In 2007 summer, the company launched Delight (frost-free) and Fusion (direct cool) range of refrigerators and in 2008 the ‘Mastermind' series (fully automated refrigerator).

In 2009, features such as e-light, stabiliser-free option, and l-shaped handles were added.

In 2010, the company unveiled the ‘Protton' model with freshness booster system .

For the current year, the company is working on the plan of launching UPS systems for home and office applications. The product has been tested in UP and Bihar and will be launched across markets soon.

The product upgrades clubbed with its marketing initiatives and a good after-sale service have helped Whirlpool grow sales.

Washing machines sales (in volume terms) have grown at a CAGR of 15 per cent in the years between 2005 and 2009; growth in FY10 picked up to 39 per cent. Refrigerator volumes have risen by close to 10 per cent annually between 2005 and 2009; in 2009-10, the volumes rose by 28 per cent.

The company is now set to venture into the non-metro cities and has conducted road shows in West Bengal (Asansol and Durgapur), Bihar, Uttar Pradesh, Maharashtra and all the four States in the South.

Over the long term, these new markets will help the company expand sales and gain a larger share of the market.

The company's marketing budget will be funded without much trouble as the company has cut down its debt burden, freeing up operating cash flows for promotional and distribution spends.

Healthy cash flows

At the end of FY10, after repaying almost Rs 110 crore of debt, the company had Rs 62 crore of cash balance (cash generated from operations was Rs 258 crore against Rs 184 crore in the previous year).

Cash generation was helped by a doubling of profits (to Rs 145 crore).
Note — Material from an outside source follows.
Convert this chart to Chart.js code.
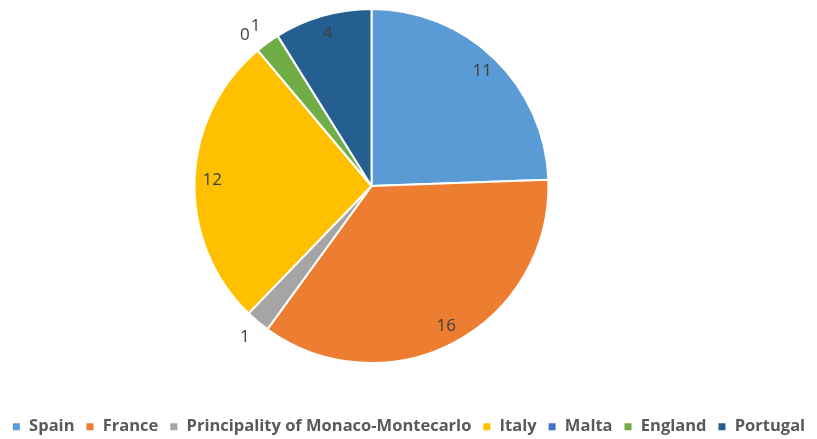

Whirlpool turned profitable at the net level only in 2007-08. And in the last three years the company's earnings (net) have grown at over 100 per cent annually.

The company looks quite comfortable to handle future cash requirements internally. With all borrowed funds paid back now, net margins too will improve.

Margins expand

Conscious efforts to cut cost (raw material expense as a percentage of sales was down to 50 per cent in FY-10 from 52 per cent in the previous year), a profitable product mix and better realisations saw margins expand both at the operating and net levels in the March quarter and in full year FY-10.

For FY-10, the OPM was up three percentage points (to about 10 per cent) and net profit margin stood two percentage points higher at six per cent.